STORED RECORDS
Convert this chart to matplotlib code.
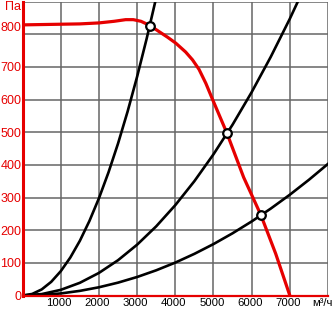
import matplotlib
matplotlib.use("Agg")
import matplotlib.pyplot as plt
import matplotlib.transforms as mtransforms

# Fan curve (red)
fan_q = [0, 1000, 1500, 2000, 2400, 2700, 2900, 3100, 3336, 3580, 3800, 4013, 4270, 4450, 4620, 4800, 4960, 5350, 5790, 6240, 6630, 7000]
fan_p = [829, 831, 832, 835, 840, 845, 845, 840, 827, 808, 791, 773, 746, 722, 693, 650, 605, 498, 362, 247, 128, 0]

# System curves (black)
sys1_q = [0, 250, 500, 750, 1000, 1250, 1500, 1750, 2000, 2250, 2500, 2750, 3000, 3250, 3500]
sys1_p = [0, 4.7, 18.6, 41.9, 74.5, 116.4, 167.6, 228.2, 298, 377.2, 465.6, 563.4, 670.5, 786.9, 912.6]

sys2_q = [0, 500, 1000, 1500, 2000, 2500, 3000, 3500, 4000, 4500, 5000, 5500, 6000, 6500, 7000, 7500]
sys2_p = [0, 4.3, 17.3, 38.9, 69.2, 108.1, 155.7, 211.9, 276.8, 350.3, 432.5, 523.3, 622.8, 730.9, 847.7, 973.1]

sys3_q = [0, 500, 1000, 1500, 2000, 2500, 3000, 3500, 4000, 4500, 5000, 5500, 6000, 6500, 7000, 7500, 8000]
sys3_p = [0, 1.6, 6.3, 14.2, 25.2, 39.4, 56.7, 77.2, 100.8, 127.6, 157.5, 190.6, 226.8, 266.2, 308.7, 354.4, 403.2]

# Operating points
op_q = [3336, 5357, 6242]
op_p = [827, 497, 247]

x_ticks = [1000, 2000, 3000, 4000, 5000, 6000, 7000]
x_labels = ["1000", "2000", "3000", "4000", "5000", "6000", "7000"]
y_ticks = [0, 100, 200, 300, 400, 500, 600, 700, 800, 900]
y_labels = ["0", "100", "200", "300", "400", "500", "600", "700", "800", "Па"]
x_unit = "м³/ч"

plt.rcParams['font.family'] = ['Liberation Sans', 'DejaVu Sans']

W, H = 333, 309
fig = plt.figure(figsize=(W / 100, H / 100), dpi=100)
ax = fig.add_axes([22.6 / W, (H - 295.5) / H, (328 - 22.6) / W, (295.5 - 1.7) / H])

ax.set_xlim(0, 8000)
ax.set_ylim(0, 900)

grid_color = "#666666"
for gx in range(1000, 8001, 1000):
    ax.axvline(gx, color=grid_color, lw=1.1, zorder=1)
for gy in range(100, 901, 100):
    ax.axhline(gy, color=grid_color, lw=1.1, zorder=1)

ax.plot(sys1_q, sys1_p, color="black", lw=1.9, zorder=3)
ax.plot(sys2_q, sys2_p, color="black", lw=1.9, zorder=3)
ax.plot(sys3_q, sys3_p, color="black", lw=1.9, zorder=3)
ax.plot(fan_q, fan_p, color="#e60000", lw=2.3, zorder=4)
ax.plot(op_q, op_p, linestyle="none", marker="o", markersize=6.2,
        markerfacecolor="white", markeredgecolor="black", markeredgewidth=1.6, zorder=5)

for side in ["top", "right"]:
    ax.spines[side].set_visible(False)
ax.spines["left"].set_color("#e60000")
ax.spines["left"].set_linewidth(2.2)
ax.spines["bottom"].set_color("#e60000")
ax.spines["bottom"].set_linewidth(1.6)
ax.spines["left"].set_zorder(6)
ax.spines["bottom"].set_zorder(6)

ax.set_xticks(x_ticks)
ax.set_xticklabels(x_labels, fontsize=8.2, color="black")
ax.set_yticks(y_ticks)
ax.set_yticklabels(y_labels, fontsize=9, color="#e60000")
ax.tick_params(axis="both", length=0)
ax.tick_params(axis="x", pad=2)
ax.tick_params(axis="y", pad=1)

ylabs = ax.get_yticklabels()
# shift "800" label up, "Па" label down
ylabs[8].set_transform(ylabs[8].get_transform() + mtransforms.ScaledTranslation(0, 8 / 100, fig.dpi_scale_trans))
ylabs[9].set_transform(ylabs[9].get_transform() + mtransforms.ScaledTranslation(0, -3.5 / 100, fig.dpi_scale_trans))

for t in ax.get_xticklabels():
    t.set_transform(t.get_transform() + mtransforms.ScaledTranslation(-1.5 / 100, 0, fig.dpi_scale_trans))

fig.text(333 / W, (H - 302.5) / H, x_unit, ha="right", va="center", fontsize=8.2, color="black")

fig.savefig("out.png", dpi=100)
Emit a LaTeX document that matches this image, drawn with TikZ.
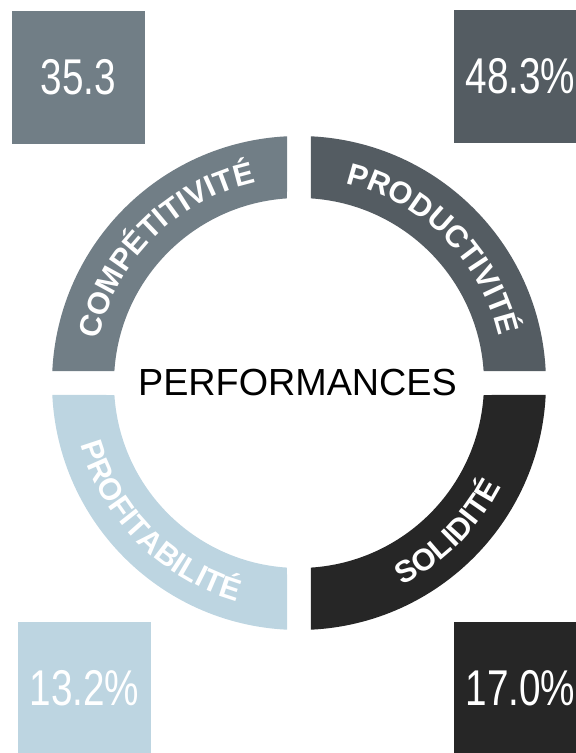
\documentclass[tikz,border=0pt]{standalone}
\usepackage{fontspec}
\setmainfont{Liberation Sans}
\newfontfamily\numfont[FakeStretch=0.77]{Liberation Sans}
\usetikzlibrary{decorations.text}

\definecolor{compcol}{HTML}{717E86}
\definecolor{prodcol}{HTML}{545C62}
\definecolor{profcol}{HTML}{BDD5E1}
\definecolor{solcol}{HTML}{262626}

\newcommand\lblfont{\fontsize{23}{23}\selectfont\bfseries}

\begin{document}
\begin{tikzpicture}[
            x=0.75pt, y=0.75pt,
            valbox/.style={rectangle, inner sep=0pt, minimum size=99.75pt,
                            text=white, font=\numfont\fontsize{37.7}{40}\selectfont},
            ringlabel/.style={decorate, decoration={text along path,
                            text align=center, text color=white}}
        ]

            \useasboundingbox (-299,383) rectangle (276,-370);

            % ring segments
            \foreach \a/\c in {0/prodcol, 90/compcol, 180/profcol, 270/solcol}
                \fill[\c] ({\a+2.785}:247) arc[start angle=\a+2.785, end angle=\a+87.215, radius=247]
                    -- ({\a+86.28}:185) arc[start angle=\a+86.28, end angle=\a+3.72, radius=185] -- cycle;

            \path[ringlabel, decoration={text={|\lblfont|COMPÉTITIVITÉ}}]
                (180:205) arc[start angle=180, end angle=90, radius=205];
            \path[ringlabel, decoration={text={|\lblfont|PRODUCTIVITÉ}}]
                (90:205) arc[start angle=90, end angle=0, radius=205];
            \path[ringlabel, decoration={text={|\lblfont|PROFITABILITÉ}}]
                (180:227) arc[start angle=180, end angle=270, radius=227];
            \path[ringlabel, decoration={text={|\lblfont|SOLIDITÉ}}]
                (270:227) arc[start angle=270, end angle=360, radius=227];

            \node[font=\fontsize{28.3}{30}\selectfont] (perf) at (-1.5,0) {PERFORMANCES};

            % value boxes
            \node[valbox, fill=compcol] (comp) at (-220.5,305.5) {35.3};
            \node[valbox, fill=prodcol] (prod) at (221.5,306.5) {48.3\%};
            \node[valbox, fill=profcol] (prof) at (-214.5,-305.5) {13.2\%};
            \node[valbox, fill=solcol] (sol) at (221.5,-305.5) {17.0\%};

        \end{tikzpicture}
\end{document}
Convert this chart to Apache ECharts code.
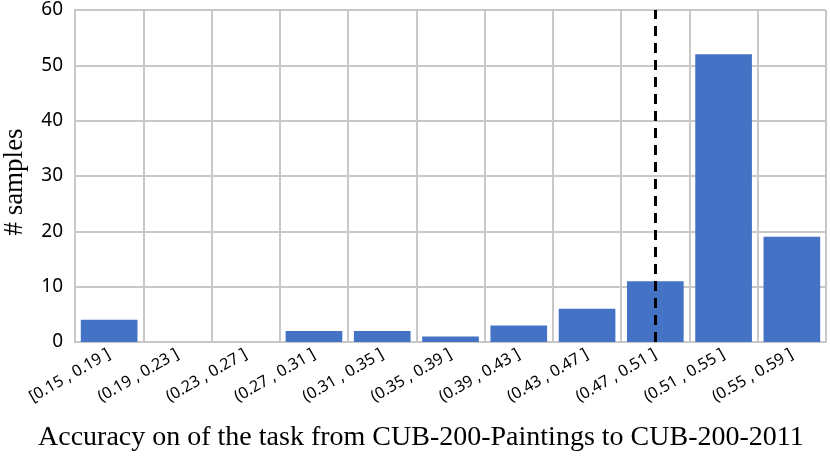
<!DOCTYPE html>
<html><head><meta charset="utf-8">
<script src="https://cdn.jsdelivr.net/npm/echarts@6/dist/echarts.min.js"></script>
<style>html,body{margin:0;padding:0;background:#fff}#c{width:830px;height:461px}</style>
</head><body><div id="c"></div>
<script>
var categories = ['[0.15 , 0.19 ]','(0.19 , 0.23 ]','(0.23 , 0.27 ]','(0.27 , 0.31 ]','(0.31 , 0.35 ]','(0.35 , 0.39 ]','(0.39 , 0.43 ]','(0.43 , 0.47 ]','(0.47 , 0.51 ]','(0.51 , 0.55 ]','(0.55 , 0.59 ]'];
var samples = [4, 0, 0, 2, 2, 1, 3, 6, 11, 52, 19];
var meanCategory = '(0.47 , 0.51 ]';
var yTicks = {min: 0, max: 60, interval: 10};
var xTitle = 'Accuracy on of the task from CUB-200-Paintings to CUB-200-2011';
var yTitle = '# samples';

var chart = echarts.init(document.getElementById('c'), null, {renderer: 'canvas'});
chart.setOption({
  animation: false,
  title: {
    text: xTitle, left: 38, top: 424, padding: 0,
    textStyle: {fontFamily: 'Liberation Serif', fontSize: 28, fontWeight: 'normal', color: '#000'}
  },
  grid: {left: 75, right: 4, top: 10, bottom: 119, containLabel: false, outerBoundsMode: 'none'},
  xAxis: {
    type: 'category', data: categories,
    axisLine: {show: true, lineStyle: {color: '#c8c8c8', width: 2}},
    axisTick: {show: false},
    splitLine: {show: true, lineStyle: {color: '#c8c8c8', width: 2}},
    axisLabel: {rotate: 30, interval: 0, fontFamily: 'Noto Sans', fontSize: 16, color: '#000', margin: 11}
  },
  yAxis: {
    type: 'value', min: yTicks.min, max: yTicks.max, interval: yTicks.interval,
    axisLine: {show: true, lineStyle: {color: '#c8c8c8', width: 2}},
    axisTick: {show: false},
    splitLine: {show: true, lineStyle: {color: '#c8c8c8', width: 2}},
    axisLabel: {fontFamily: 'Noto Sans', fontSize: 19, color: '#000', margin: 12},
    name: yTitle, nameLocation: 'middle', nameGap: 47,
    nameTextStyle: {fontFamily: 'Liberation Serif', fontSize: 27, color: '#000', padding: [0, 12, 0, 0]}
  },
  series: [{
    type: 'bar', data: samples, barCategoryGap: '17%',
    itemStyle: {color: '#4472C4'},
    markLine: {
      silent: true, symbol: 'none', label: {show: false},
      lineStyle: {color: '#000', type: [10, 7], width: 3},
      data: [{xAxis: meanCategory}]
    }
  }]
});
</script></body></html>
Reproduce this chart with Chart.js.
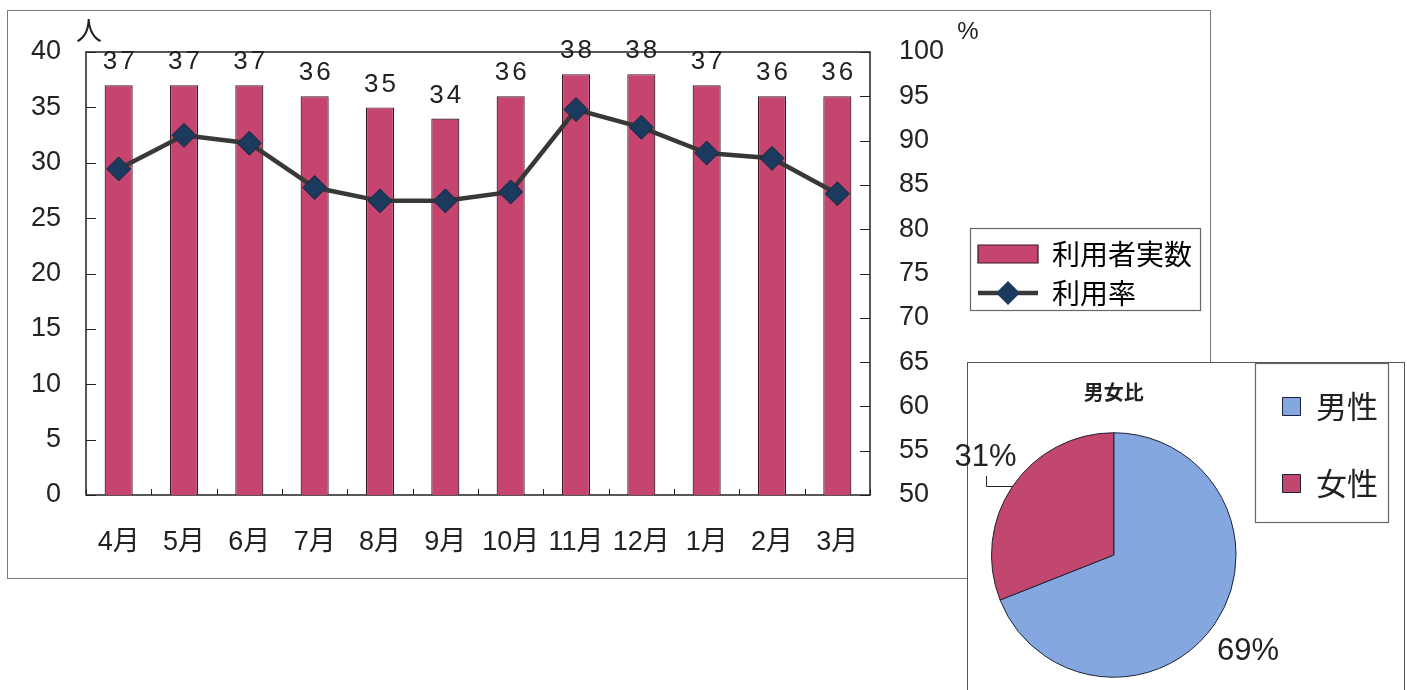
<!DOCTYPE html>
<html><head><meta charset="utf-8">
<script src="https://cdn.jsdelivr.net/npm/chart.js@4.4.1/dist/chart.umd.min.js"></script>
<style>
html,body{margin:0;padding:0;background:#fff;width:1407px;height:690px;overflow:hidden;}
#frame{position:absolute;left:7px;top:10px;width:1204px;height:569px;border:1.5px solid #7a7a7a;box-sizing:border-box;}
#c1{position:absolute;left:7px;top:10px;}
#panel{position:absolute;left:967px;top:362px;width:438px;height:340px;border:1.5px solid #555;background:#fff;box-sizing:border-box;}
#c2{position:absolute;left:940px;top:345px;z-index:2;}
</style></head><body>
<div id="frame"></div>
<canvas id="c1" width="1203" height="568"></canvas>
<div id="panel"></div>
<canvas id="c2" width="470" height="360"></canvas>
<script>
// ---- data ----
const months = ['4月','5月','6月','7月','8月','9月','10月','11月','12月','1月','2月','3月'];
const users = [37,37,37,36,35,34,36,38,38,37,36,36];
const usageRate = [86.8,90.6,89.7,84.7,83.2,83.2,84.2,93.5,91.5,88.6,88.0,84.0];
const seriesNames = ['利用者実数','利用率'];
const leftUnit = '人';
const rightUnit = '%';
const pieTitle = '男女比';
const genders = ['男性','女性'];
const genderShare = [69,31];

// ---- styles ----
const NUM = "'Liberation Sans Narrow','Liberation Sans','Noto Sans CJK JP',sans-serif";
const CJK = "'Noto Sans CJK JP','Liberation Sans',sans-serif";
const BAR = '#C6456F';
const BAR_EDGE = '#3a1624';
const LINE = '#383838';
const MARK = '#1C3A5E';
const INK = '#222';

const boxPlugin = {
  id:'boxPlugin',
  beforeDatasetsDraw(chart){
    const {ctx, chartArea:a, scales} = chart;
    ctx.save();
    ctx.strokeStyle = INK; ctx.lineWidth = 1;
    ctx.beginPath();
    scales.y.ticks.forEach(t=>{
      const py = Math.round(scales.y.getPixelForValue(t.value))+0.5;
      ctx.moveTo(a.left, py); ctx.lineTo(a.left+10, py);
    });
    scales.y1.ticks.forEach(t=>{
      const py = Math.round(scales.y1.getPixelForValue(t.value))+0.5;
      ctx.moveTo(a.right-10, py); ctx.lineTo(a.right, py);
    });
    for(let i=0;i<=months.length;i++){
      const px = Math.round(scales.x.getPixelForValue(i-0.5))+0.5;
      ctx.moveTo(px, a.bottom); ctx.lineTo(px, a.bottom-6);
    }
    ctx.stroke();
    ctx.lineWidth = 1.5;
    ctx.strokeRect(a.left, a.top, a.width, a.height);
    ctx.restore();
  },
  afterDatasetsDraw(chart){
    const {ctx, chartArea:a} = chart;
    ctx.save();
    ctx.fillStyle = INK;
    ctx.font = "26px " + NUM;
    ctx.textAlign = 'center'; ctx.textBaseline = 'middle';
    try { ctx.letterSpacing = '3px'; } catch(e){}
    chart.getDatasetMeta(0).data.forEach((el,i)=>{
      ctx.fillText(String(users[i]), el.x + 1.5, el.y - 23);
    });
    try { ctx.letterSpacing = '0px'; } catch(e){}
    ctx.font = "26px " + CJK;
    ctx.fillText(leftUnit, a.left + 3, a.top - 22);
    ctx.font = "24px " + NUM;
    ctx.fillText(rightUnit, a.right + 98, a.top - 20);
    ctx.restore();
  },
  afterDraw(chart){
    const lg = chart.legend; if(!lg || !lg.legendHitBoxes) return;
    const hb = lg.legendHitBoxes;
    const ctx = chart.ctx;
    ctx.save();
    const h = hb[1];
    const cy = h.top + h.height/2;
    ctx.strokeStyle = LINE; ctx.lineWidth = 4.5;
    ctx.beginPath(); ctx.moveTo(h.left, cy); ctx.lineTo(h.left+60, cy); ctx.stroke();
    ctx.fillStyle = MARK;
    ctx.beginPath();
    ctx.moveTo(h.left+30, cy-12); ctx.lineTo(h.left+42, cy); ctx.lineTo(h.left+30, cy+12); ctx.lineTo(h.left+18, cy); ctx.closePath();
    ctx.fill();
    const left = Math.min(...hb.map(b=>b.left)) - 8;
    const right = Math.max(...hb.map(b=>b.left+b.width)) + 8;
    const top = hb[0].top - 12;
    const bottom = hb[hb.length-1].top + hb[hb.length-1].height + 3;
    ctx.strokeStyle = '#666'; ctx.lineWidth = 1.2;
    ctx.strokeRect(Math.round(left)+0.5, Math.round(top)+0.5, Math.round(right-left), Math.round(bottom-top));
    ctx.restore();
  }
};

new Chart(document.getElementById('c1'), {
  data: {
    labels: months,
    datasets: [
      { type:'bar', label: seriesNames[0], data: users, yAxisID:'y',
        backgroundColor: BAR, borderColor: BAR_EDGE, borderWidth: 1.2,
        barPercentage: 0.43, categoryPercentage: 1, order: 1 },
      { type:'line', label: seriesNames[1], data: usageRate, yAxisID:'y1',
        borderColor: LINE, borderWidth: 4.5, tension: 0,
        pointStyle:'rectRot', pointRadius: 12, pointHoverRadius: 12,
        pointBackgroundColor: MARK, pointBorderColor: '#12263f', pointBorderWidth: 1, order: 0 }
    ]
  },
  options: {
    responsive:false, animation:false, events:[],
    layout: { padding: { left:0, right:8, top:42, bottom:0 } },
    plugins: {
      tooltip:{enabled:false},
      title:{display:false},
      legend: {
        position:'right', align:'center', fullSize:false, maxWidth:300,
        labels: {
          font:{ size:28, family:CJK }, color: INK,
          boxWidth:60, boxHeight:18, padding:11,
          generateLabels(){
            return [
              { text: seriesNames[0], fillStyle: BAR, strokeStyle: BAR_EDGE, lineWidth: 1.2, datasetIndex:0, hidden:false },
              { text: seriesNames[1], fillStyle: 'rgba(0,0,0,0)', strokeStyle: 'rgba(0,0,0,0)', lineWidth: 0, datasetIndex:1, hidden:false }
            ];
          }
        }
      }
    },
    scales: {
      x: {
        offset:true,
        grid:{display:false},
        border:{display:false},
        ticks:{ font:{size:27, family:NUM}, color:INK, padding:23, maxRotation:0, autoSkip:false },
        afterFit(s){ s.height = 83; }
      },
      y: {
        position:'left', min:0, max:40,
        grid:{display:false}, border:{display:false},
        ticks:{ stepSize:5, font:{size:27, family:NUM}, color:INK, padding:17 },
        afterFit(s){ s.width = 79; }
      },
      y1: {
        position:'right', min:50, max:100,
        grid:{display:false}, border:{display:false},
        ticks:{ stepSize:5, font:{size:27, family:NUM}, color:INK, padding:21 },
        afterFit(s){ s.width = 97; }
      }
    }
  },
  plugins:[boxPlugin]
});

// ---- pie ----
const pieLabelPlugin = {
  id:'pieLabelPlugin',
  afterDatasetsDraw(chart){
    const ctx = chart.ctx;
    ctx.save();
    ctx.fillStyle = INK; ctx.strokeStyle = '#222'; ctx.lineWidth = 1;
    ctx.font = "31px " + NUM;
    ctx.textAlign = 'center'; ctx.textBaseline = 'middle';
    const total = genderShare.reduce((s,v)=>s+v,0);
    chart.getDatasetMeta(0).data.forEach((el,i)=>{
      const {x,y,startAngle,endAngle,outerRadius} = el.getProps(['x','y','startAngle','endAngle','outerRadius'], true);
      const mid = (startAngle+endAngle)/2;
      const rr = outerRadius + 40;
      let lx = x + Math.cos(mid)*rr, ly = y + Math.sin(mid)*rr;
      if (Math.cos(mid) < 0) { lx += 6; ly -= 6; } else { ly += 5; }
      ctx.fillText(Math.round(genderShare[i]/total*100)+'%', lx, ly);
      if (Math.cos(mid) < 0) {
        const ax = x + Math.cos(mid)*outerRadius, ay = y + Math.sin(mid)*outerRadius;
        const vx = Math.round(lx) + 0.5;
        ctx.beginPath();
        ctx.moveTo(ax, Math.round(ay)+0.5);
        ctx.lineTo(vx, Math.round(ay)+0.5);
        ctx.lineTo(vx, Math.round(ly + 18));
        ctx.stroke();
      }
    });
    ctx.restore();
  },
  afterDraw(chart){
    const lg = chart.legend; if(!lg || !lg.legendHitBoxes) return;
    const hb = lg.legendHitBoxes;
    const ctx = chart.ctx;
    const left = Math.min(...hb.map(b=>b.left)) - 28;
    const right = Math.max(...hb.map(b=>b.left+b.width)) + 10;
    const top = hb[0].top - 28;
    const bottom = hb[hb.length-1].top + hb[hb.length-1].height/2 + 38;
    ctx.save();
    ctx.strokeStyle = '#666'; ctx.lineWidth = 1.2;
    ctx.strokeRect(Math.round(left)+0.5, Math.round(top)+0.5, Math.round(right-left), Math.round(bottom-top));
    ctx.restore();
  }
};

new Chart(document.getElementById('c2'), {
  type:'pie',
  data: {
    labels: genders,
    datasets: [{ data: genderShare, backgroundColor:['#84A7DF','#C1476F'], borderColor:'#1d2135', borderWidth:1 }]
  },
  options: {
    responsive:false, animation:false, events:[],
    layout:{ padding:{ left:51, right:22, top:0, bottom:27 } },
    plugins:{
      tooltip:{enabled:false},
      title:{ display:true, text: pieTitle, fullSize:false, color:INK,
        font:{ size:20, weight:'bold', family:CJK }, padding:{ top:35, bottom:28 } },
      legend:{
        position:'right', align:'start',
        labels:{ font:{ size:31, family:CJK }, color:INK, boxWidth:18, boxHeight:18, padding:46 }
      }
    }
  },
  plugins:[pieLabelPlugin]
});
</script>
</body></html>
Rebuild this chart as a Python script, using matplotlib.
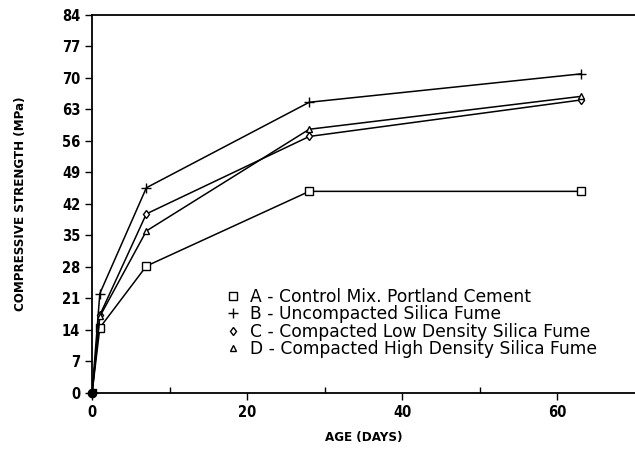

WHAT THE EXERCISE ASKS
Please return, exactly as written, the lines from the first line of the records above through the line containing "670.5, 786.9, 912.6]", both included, leaving out any pictures.

TASK OUTPUT
Convert this chart to matplotlib code.
import matplotlib
matplotlib.use("Agg")
import matplotlib.pyplot as plt
import matplotlib.transforms as mtransforms

# Fan curve (red)
fan_q = [0, 1000, 1500, 2000, 2400, 2700, 2900, 3100, 3336, 3580, 3800, 4013, 4270, 4450, 4620, 4800, 4960, 5350, 5790, 6240, 6630, 7000]
fan_p = [829, 831, 832, 835, 840, 845, 845, 840, 827, 808, 791, 773, 746, 722, 693, 650, 605, 498, 362, 247, 128, 0]

# System curves (black)
sys1_q = [0, 250, 500, 750, 1000, 1250, 1500, 1750, 2000, 2250, 2500, 2750, 3000, 3250, 3500]
sys1_p = [0, 4.7, 18.6, 41.9, 74.5, 116.4, 167.6, 228.2, 298, 377.2, 465.6, 563.4, 670.5, 786.9, 912.6]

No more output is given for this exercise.